== DATASET EXCERPTS ==
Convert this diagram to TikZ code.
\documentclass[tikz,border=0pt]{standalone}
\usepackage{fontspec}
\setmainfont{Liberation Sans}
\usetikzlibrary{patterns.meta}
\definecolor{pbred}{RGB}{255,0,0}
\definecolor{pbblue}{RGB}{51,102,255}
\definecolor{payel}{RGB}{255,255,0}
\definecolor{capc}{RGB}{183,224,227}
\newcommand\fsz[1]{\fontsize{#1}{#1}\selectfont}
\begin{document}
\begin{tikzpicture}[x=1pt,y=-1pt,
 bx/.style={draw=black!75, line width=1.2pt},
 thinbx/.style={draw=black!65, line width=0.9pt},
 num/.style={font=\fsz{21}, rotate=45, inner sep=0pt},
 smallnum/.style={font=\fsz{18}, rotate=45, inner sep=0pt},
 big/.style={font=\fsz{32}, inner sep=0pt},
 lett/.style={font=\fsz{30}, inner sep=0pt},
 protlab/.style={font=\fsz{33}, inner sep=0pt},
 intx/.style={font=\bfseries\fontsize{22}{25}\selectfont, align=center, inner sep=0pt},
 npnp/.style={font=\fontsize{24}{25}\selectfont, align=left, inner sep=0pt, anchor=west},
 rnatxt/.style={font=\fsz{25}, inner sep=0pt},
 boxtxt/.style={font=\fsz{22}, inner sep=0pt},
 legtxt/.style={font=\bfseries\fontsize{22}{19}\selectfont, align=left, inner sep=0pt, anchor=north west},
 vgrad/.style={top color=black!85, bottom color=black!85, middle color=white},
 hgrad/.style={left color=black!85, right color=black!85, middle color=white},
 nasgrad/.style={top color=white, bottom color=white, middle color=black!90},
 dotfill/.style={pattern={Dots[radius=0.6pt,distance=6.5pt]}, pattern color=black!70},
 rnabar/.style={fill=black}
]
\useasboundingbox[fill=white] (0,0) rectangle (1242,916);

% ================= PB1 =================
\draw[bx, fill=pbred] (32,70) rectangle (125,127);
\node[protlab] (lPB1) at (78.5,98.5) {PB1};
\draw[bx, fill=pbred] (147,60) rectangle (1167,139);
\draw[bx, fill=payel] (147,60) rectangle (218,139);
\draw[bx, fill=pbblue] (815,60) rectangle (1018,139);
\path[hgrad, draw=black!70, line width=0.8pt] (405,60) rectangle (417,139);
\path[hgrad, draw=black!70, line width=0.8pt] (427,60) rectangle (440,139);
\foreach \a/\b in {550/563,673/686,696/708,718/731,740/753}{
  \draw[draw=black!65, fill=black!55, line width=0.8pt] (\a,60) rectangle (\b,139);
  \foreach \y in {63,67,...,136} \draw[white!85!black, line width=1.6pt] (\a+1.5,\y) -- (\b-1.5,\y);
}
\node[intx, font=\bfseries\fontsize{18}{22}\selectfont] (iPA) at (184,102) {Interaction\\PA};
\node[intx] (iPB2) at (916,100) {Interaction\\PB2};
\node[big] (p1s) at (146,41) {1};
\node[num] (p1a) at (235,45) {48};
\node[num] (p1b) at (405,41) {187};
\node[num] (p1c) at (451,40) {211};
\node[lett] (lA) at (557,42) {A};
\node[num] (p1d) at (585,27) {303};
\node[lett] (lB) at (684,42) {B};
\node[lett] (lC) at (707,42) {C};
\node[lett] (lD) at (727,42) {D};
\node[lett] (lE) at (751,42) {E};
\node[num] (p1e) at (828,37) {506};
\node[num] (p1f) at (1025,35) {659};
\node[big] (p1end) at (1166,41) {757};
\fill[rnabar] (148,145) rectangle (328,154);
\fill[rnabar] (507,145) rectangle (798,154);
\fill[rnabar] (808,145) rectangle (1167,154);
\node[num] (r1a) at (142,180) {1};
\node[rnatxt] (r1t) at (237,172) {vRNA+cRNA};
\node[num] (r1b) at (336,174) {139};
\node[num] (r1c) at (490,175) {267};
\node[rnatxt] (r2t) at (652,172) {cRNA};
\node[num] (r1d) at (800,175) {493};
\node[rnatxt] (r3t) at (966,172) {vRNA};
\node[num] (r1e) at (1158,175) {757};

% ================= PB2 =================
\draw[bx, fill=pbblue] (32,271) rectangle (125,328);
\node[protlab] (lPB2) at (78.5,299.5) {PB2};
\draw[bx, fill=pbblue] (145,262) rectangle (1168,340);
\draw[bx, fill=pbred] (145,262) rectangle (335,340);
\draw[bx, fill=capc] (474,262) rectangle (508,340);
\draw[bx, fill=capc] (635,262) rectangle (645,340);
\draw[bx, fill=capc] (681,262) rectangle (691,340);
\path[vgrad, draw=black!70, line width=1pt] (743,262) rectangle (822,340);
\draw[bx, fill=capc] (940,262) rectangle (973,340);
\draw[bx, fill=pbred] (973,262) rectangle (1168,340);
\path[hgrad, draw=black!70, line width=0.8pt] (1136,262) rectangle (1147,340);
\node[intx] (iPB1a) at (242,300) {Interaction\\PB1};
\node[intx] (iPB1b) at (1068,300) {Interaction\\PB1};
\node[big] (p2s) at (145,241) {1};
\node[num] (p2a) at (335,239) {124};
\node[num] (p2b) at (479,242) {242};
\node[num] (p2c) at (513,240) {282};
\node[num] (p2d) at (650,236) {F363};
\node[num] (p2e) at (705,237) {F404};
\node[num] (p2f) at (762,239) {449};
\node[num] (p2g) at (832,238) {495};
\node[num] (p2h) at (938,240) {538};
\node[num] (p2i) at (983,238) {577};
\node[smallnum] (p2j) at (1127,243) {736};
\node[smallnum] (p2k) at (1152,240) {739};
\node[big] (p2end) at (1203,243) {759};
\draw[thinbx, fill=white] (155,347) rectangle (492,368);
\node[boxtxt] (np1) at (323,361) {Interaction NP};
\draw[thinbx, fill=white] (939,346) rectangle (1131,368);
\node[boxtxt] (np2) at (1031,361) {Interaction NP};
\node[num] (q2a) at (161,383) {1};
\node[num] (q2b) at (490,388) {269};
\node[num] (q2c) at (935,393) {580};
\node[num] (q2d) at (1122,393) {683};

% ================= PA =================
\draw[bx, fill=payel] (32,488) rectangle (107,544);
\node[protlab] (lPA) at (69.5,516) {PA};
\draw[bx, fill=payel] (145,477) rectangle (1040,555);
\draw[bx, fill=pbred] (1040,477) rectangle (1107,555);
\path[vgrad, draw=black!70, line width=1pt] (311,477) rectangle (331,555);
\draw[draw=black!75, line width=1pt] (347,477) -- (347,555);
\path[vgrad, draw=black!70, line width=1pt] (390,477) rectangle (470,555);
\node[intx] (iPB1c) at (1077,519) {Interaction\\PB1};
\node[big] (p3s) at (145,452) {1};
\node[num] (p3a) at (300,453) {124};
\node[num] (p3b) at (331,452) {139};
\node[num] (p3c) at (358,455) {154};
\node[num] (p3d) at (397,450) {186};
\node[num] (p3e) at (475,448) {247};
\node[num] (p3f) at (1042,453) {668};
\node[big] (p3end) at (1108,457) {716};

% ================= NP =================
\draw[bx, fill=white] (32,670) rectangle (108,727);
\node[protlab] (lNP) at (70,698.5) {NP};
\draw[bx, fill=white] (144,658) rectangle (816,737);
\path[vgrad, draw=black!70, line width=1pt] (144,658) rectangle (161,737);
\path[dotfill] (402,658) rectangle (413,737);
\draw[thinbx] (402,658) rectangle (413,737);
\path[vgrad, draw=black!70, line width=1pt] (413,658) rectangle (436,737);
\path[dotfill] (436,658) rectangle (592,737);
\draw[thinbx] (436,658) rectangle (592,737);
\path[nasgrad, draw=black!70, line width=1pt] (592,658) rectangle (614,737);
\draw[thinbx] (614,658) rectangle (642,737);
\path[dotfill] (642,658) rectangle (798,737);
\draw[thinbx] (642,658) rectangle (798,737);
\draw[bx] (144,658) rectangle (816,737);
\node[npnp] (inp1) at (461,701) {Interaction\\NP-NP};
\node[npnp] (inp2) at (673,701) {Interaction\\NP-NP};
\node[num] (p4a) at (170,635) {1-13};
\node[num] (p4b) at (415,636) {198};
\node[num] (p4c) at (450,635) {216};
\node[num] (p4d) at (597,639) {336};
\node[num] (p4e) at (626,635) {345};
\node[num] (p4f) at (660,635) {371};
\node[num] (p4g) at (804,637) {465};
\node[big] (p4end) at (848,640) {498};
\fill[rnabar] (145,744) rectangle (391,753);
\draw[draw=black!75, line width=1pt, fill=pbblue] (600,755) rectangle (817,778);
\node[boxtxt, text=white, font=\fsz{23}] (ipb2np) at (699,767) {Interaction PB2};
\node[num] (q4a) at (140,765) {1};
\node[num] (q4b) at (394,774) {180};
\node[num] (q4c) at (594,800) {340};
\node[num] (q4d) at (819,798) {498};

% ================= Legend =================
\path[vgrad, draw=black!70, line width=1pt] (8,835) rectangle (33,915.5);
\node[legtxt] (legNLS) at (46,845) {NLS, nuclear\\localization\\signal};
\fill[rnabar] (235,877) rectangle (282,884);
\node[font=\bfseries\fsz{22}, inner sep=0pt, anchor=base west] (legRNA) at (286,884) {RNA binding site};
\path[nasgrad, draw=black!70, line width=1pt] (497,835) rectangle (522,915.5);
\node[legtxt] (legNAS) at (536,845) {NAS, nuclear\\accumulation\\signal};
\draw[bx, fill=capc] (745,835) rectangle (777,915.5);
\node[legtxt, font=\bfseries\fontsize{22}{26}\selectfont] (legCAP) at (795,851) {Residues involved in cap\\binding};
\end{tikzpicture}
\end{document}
===
== DATASET EXCERPTS ==
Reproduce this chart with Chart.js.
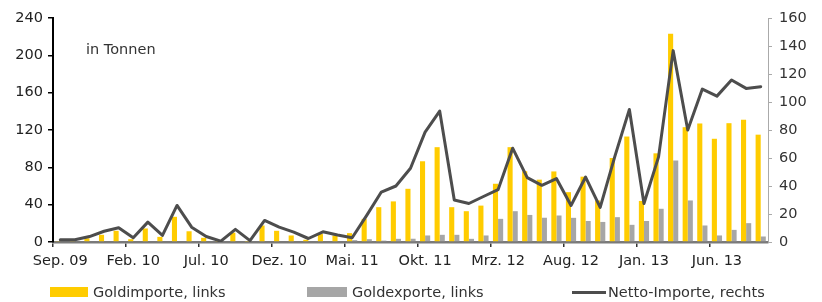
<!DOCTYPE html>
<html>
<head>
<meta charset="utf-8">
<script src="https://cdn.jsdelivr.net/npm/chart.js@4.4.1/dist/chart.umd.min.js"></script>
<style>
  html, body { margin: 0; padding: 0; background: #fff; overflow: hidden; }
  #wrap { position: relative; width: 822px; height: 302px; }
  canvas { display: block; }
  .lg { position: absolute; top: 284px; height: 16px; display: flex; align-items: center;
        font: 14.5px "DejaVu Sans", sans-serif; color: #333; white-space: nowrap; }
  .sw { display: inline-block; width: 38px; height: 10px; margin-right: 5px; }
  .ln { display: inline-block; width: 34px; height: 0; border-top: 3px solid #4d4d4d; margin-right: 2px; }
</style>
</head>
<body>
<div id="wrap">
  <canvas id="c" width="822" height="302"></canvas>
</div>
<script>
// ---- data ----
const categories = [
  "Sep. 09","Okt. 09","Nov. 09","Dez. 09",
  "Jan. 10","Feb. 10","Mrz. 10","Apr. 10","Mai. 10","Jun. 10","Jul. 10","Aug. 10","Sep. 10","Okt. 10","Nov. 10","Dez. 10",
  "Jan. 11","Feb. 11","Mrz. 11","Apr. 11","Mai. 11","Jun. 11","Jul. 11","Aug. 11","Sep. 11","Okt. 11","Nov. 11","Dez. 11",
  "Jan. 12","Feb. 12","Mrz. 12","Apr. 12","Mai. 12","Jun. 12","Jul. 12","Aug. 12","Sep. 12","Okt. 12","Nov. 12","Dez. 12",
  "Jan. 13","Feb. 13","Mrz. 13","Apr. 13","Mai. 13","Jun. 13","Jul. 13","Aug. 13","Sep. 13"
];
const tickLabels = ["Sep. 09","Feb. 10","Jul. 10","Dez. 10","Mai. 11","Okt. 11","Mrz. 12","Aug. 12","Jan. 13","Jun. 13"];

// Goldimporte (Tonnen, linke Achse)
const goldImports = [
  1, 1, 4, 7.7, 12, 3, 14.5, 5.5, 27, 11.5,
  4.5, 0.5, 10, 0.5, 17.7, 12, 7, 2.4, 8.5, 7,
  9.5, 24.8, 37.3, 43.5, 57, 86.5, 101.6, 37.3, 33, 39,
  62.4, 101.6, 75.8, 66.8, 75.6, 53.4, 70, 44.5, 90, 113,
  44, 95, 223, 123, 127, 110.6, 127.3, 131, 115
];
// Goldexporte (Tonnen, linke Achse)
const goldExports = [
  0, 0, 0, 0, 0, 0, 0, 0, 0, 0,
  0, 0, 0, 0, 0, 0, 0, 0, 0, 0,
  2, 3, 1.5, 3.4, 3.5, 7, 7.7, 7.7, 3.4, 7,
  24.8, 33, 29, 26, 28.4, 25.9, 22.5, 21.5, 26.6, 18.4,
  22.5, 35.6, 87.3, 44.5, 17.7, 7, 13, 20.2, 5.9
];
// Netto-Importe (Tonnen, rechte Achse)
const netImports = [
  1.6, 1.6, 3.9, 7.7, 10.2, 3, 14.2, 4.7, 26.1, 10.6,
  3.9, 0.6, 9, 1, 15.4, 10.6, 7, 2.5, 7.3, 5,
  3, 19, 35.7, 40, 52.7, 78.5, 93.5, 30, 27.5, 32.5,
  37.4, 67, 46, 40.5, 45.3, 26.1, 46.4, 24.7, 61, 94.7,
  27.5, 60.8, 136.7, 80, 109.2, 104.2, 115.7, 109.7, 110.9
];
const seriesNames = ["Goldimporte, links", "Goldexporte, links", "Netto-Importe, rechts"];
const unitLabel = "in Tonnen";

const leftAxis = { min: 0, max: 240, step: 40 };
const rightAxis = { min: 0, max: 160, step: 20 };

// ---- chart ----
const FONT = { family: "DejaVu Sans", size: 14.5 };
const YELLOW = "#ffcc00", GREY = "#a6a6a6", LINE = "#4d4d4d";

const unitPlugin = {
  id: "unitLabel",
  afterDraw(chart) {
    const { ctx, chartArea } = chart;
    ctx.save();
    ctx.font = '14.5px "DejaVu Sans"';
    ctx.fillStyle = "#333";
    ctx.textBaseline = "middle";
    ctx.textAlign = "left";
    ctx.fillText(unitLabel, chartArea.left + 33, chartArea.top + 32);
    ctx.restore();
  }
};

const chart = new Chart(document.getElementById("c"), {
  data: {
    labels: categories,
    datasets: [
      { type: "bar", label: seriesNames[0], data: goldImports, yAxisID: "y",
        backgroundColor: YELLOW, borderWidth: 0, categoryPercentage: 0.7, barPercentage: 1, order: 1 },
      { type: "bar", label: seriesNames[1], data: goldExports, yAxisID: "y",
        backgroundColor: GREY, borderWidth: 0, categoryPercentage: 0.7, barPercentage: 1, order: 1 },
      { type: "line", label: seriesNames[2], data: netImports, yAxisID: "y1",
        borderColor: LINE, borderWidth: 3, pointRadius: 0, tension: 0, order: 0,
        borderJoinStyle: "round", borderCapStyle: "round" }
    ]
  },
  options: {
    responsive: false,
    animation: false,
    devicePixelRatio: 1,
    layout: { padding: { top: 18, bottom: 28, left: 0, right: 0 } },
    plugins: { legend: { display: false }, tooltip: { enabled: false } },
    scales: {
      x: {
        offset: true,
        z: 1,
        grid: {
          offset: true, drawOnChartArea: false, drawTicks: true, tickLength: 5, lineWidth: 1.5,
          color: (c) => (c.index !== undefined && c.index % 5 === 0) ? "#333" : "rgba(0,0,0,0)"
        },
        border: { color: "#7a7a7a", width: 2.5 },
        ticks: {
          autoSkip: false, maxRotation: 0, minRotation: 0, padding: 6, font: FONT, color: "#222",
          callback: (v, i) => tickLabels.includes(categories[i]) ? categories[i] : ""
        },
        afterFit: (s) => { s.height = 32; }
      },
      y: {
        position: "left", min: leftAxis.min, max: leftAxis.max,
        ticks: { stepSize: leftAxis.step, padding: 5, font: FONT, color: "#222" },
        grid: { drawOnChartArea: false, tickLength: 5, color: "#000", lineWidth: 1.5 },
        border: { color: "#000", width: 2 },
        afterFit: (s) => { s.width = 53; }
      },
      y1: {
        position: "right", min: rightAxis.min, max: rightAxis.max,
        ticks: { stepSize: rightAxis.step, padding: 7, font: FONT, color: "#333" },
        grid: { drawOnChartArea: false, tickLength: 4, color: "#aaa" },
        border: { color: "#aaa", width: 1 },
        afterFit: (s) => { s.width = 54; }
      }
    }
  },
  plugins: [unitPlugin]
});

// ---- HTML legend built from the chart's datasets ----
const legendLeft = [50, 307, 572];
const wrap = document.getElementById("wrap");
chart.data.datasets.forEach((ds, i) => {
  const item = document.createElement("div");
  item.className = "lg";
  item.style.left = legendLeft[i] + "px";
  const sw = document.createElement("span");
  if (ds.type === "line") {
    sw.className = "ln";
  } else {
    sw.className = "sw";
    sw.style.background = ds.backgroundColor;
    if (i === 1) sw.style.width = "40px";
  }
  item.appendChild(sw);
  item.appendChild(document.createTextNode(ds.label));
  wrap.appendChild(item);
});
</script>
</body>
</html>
===
== THE PROBLEM ==
Produce only the lines from the line containing "Convert this diagram to TikZ code." through the line containing "(0,0) rectangle (1242,916);", inclusive of both, exactly as they stand in the entries above.

== OUTPUT OF THE EXERCISE ==
Convert this diagram to TikZ code.
\documentclass[tikz,border=0pt]{standalone}
\usepackage{fontspec}
\setmainfont{Liberation Sans}
\usetikzlibrary{patterns.meta}
\definecolor{pbred}{RGB}{255,0,0}
\definecolor{pbblue}{RGB}{51,102,255}
\definecolor{payel}{RGB}{255,255,0}
\definecolor{capc}{RGB}{183,224,227}
\newcommand\fsz[1]{\fontsize{#1}{#1}\selectfont}
\begin{document}
\begin{tikzpicture}[x=1pt,y=-1pt,
 bx/.style={draw=black!75, line width=1.2pt},
 thinbx/.style={draw=black!65, line width=0.9pt},
 num/.style={font=\fsz{21}, rotate=45, inner sep=0pt},
 smallnum/.style={font=\fsz{18}, rotate=45, inner sep=0pt},
 big/.style={font=\fsz{32}, inner sep=0pt},
 lett/.style={font=\fsz{30}, inner sep=0pt},
 protlab/.style={font=\fsz{33}, inner sep=0pt},
 intx/.style={font=\bfseries\fontsize{22}{25}\selectfont, align=center, inner sep=0pt},
 npnp/.style={font=\fontsize{24}{25}\selectfont, align=left, inner sep=0pt, anchor=west},
 rnatxt/.style={font=\fsz{25}, inner sep=0pt},
 boxtxt/.style={font=\fsz{22}, inner sep=0pt},
 legtxt/.style={font=\bfseries\fontsize{22}{19}\selectfont, align=left, inner sep=0pt, anchor=north west},
 vgrad/.style={top color=black!85, bottom color=black!85, middle color=white},
 hgrad/.style={left color=black!85, right color=black!85, middle color=white},
 nasgrad/.style={top color=white, bottom color=white, middle color=black!90},
 dotfill/.style={pattern={Dots[radius=0.6pt,distance=6.5pt]}, pattern color=black!70},
 rnabar/.style={fill=black}
]
\useasboundingbox[fill=white] (0,0) rectangle (1242,916);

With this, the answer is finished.